Purchasing a property and using it as a rental property is still a great way to make money. The five wealth building principles are IDEAL: Income, Deductions, Equity, Appreciation and Leverage. These principles can take a small investment and make money for you on a yearly basis, both in up front cash and in hidden benefits.
Income is the easiest to realize. The rent you receive monthly is actual cash income. When a property is rented out, it basically pays for itself. Now anyone who has owned a home will tell you that there are always things that need to be fixed and taxes to be paid. These expenses lead to the next principle.
Deductions. All interest payments, real estate taxes paid, and items that are fixed on the property are considered deductions against the income. Another deduction is depreciation of the fixtures on the property. For residential properties, the fixtures are depreciated over 27.5 years, for commercial properties, 33 years. Deductions offset tax expenses which saves money at tax time each year.

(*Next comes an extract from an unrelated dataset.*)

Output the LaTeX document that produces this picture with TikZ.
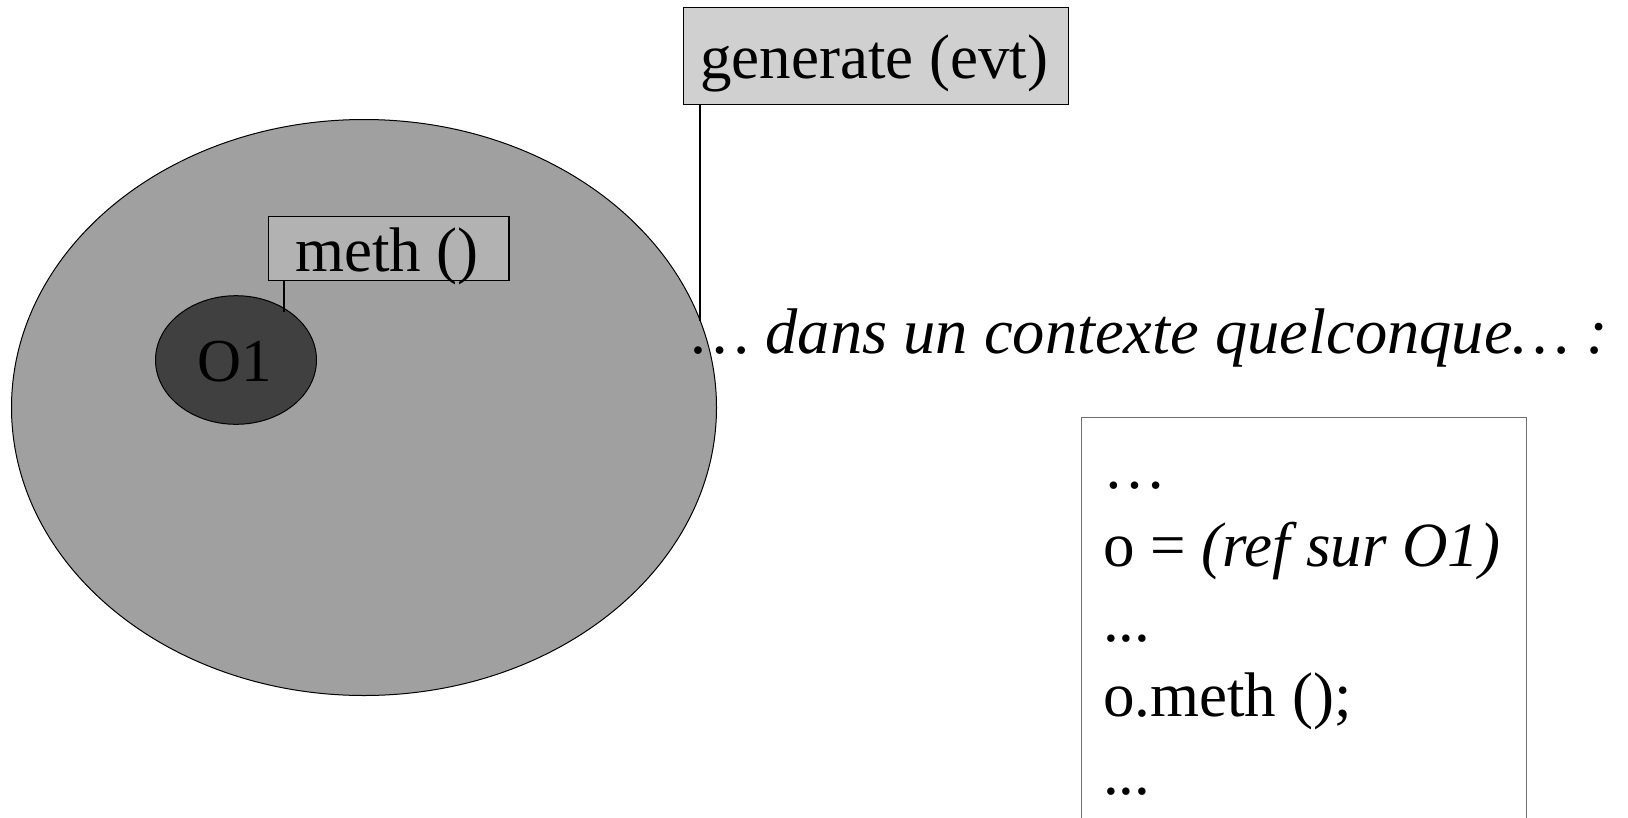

Equity is gained in a property as you make your mortgage payments. In the case of a rental property, the rent paid from the tenants pays the mortgage. Paying the mortgage each month lowers the principal owed and builds equity in the property. Equity is realized once the property is sold, and is considered a hidden benefit. It shows up as a positive on a balance sheet, but isn’t like cash on hand. To build wealth, equity has to be part of the equation.
Appreciation is what happens to your property over time. Over the last 25 years, properties have averaged a 6% appreciation, or rise, in value. Even with the bad real estate situation over the last few years, properties are still appreciating in many areas of the country, and in others, they are back to holding value as opposed to losing it. Owning and investing in real estate is usually an investment over a longer period of time, so even in a bad economy, it will appreciate.
Lastly, is leverage, which is what happens when we purchase a property using borrowed money. The out of pocket money used to invest is leveraged, meaning the money earned on the property isn’t based on what you invested, but instead on the value of the property.
To build wealth through real estate investing all of these five wealth building priciples must be present.